**Aim of the task**
Filter the lines below, copying only those with the string "this".
━━━━━ Supplied entries ━━━━━
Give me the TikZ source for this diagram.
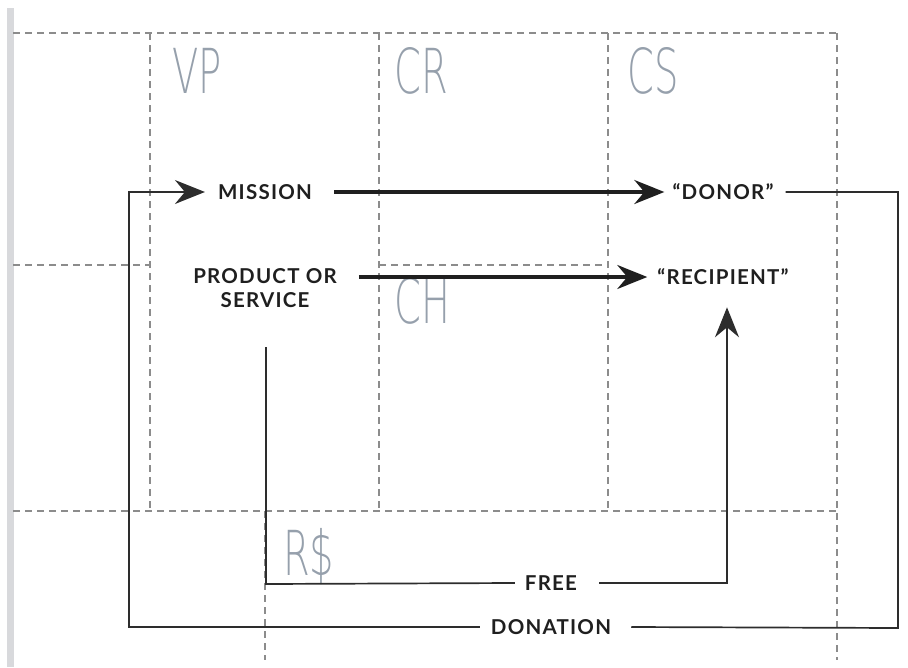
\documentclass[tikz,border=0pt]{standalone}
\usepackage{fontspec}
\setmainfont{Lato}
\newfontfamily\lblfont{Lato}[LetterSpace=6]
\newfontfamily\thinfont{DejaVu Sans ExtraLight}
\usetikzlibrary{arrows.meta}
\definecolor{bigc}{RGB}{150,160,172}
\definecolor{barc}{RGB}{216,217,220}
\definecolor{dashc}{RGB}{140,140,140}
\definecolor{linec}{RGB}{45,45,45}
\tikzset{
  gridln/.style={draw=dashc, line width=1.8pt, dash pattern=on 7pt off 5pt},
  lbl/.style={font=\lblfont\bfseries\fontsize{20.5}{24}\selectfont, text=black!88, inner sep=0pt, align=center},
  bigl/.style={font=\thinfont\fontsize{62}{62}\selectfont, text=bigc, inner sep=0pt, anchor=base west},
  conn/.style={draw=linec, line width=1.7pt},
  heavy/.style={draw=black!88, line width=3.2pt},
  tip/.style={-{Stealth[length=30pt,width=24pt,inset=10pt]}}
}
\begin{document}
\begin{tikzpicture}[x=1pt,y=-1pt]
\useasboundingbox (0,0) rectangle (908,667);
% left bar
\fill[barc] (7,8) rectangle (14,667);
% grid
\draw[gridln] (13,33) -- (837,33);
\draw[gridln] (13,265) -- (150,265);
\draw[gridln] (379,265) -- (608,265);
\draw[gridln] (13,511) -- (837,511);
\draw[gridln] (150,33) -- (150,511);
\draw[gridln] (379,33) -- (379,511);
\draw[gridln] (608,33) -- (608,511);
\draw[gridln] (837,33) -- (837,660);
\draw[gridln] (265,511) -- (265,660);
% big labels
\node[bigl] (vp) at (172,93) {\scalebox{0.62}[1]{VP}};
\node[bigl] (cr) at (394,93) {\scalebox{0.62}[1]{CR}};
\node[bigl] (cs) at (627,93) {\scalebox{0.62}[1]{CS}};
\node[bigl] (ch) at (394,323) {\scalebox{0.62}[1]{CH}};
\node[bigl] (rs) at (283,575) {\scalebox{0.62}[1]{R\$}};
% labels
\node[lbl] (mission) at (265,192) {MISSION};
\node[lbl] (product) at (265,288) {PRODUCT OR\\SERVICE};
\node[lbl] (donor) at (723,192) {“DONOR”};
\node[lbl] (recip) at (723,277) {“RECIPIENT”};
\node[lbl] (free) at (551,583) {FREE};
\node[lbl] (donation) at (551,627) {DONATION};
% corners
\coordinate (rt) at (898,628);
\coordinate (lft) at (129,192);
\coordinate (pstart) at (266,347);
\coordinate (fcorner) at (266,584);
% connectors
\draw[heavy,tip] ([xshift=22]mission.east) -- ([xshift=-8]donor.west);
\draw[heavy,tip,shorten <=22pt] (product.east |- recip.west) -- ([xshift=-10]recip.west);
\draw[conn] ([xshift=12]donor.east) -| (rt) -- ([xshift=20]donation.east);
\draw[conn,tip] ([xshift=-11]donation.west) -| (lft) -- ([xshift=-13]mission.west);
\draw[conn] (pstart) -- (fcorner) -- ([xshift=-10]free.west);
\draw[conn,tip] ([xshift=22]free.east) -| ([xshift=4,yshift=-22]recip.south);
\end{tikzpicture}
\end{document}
━━━━━
━━━━━ Supplied entries ━━━━━
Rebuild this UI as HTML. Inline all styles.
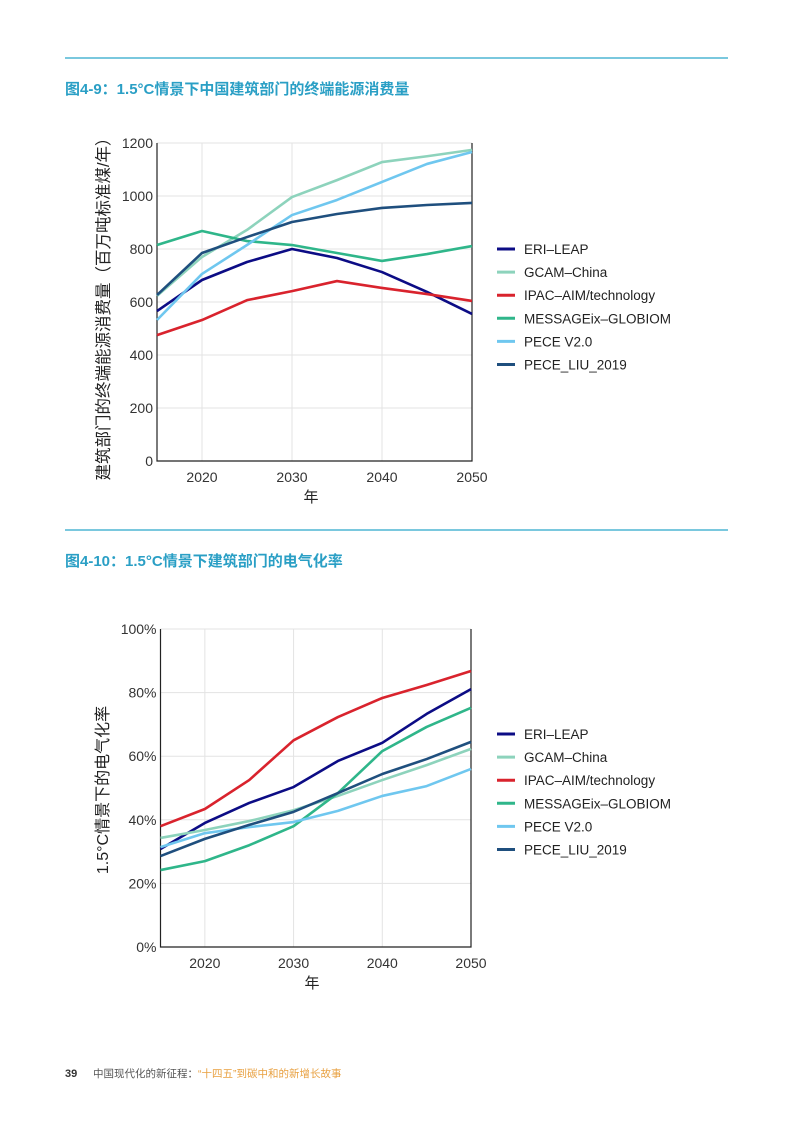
━━━━━
**Output**
Give me the TikZ source for this diagram.
Rebuild this UI as HTML. Inline all styles.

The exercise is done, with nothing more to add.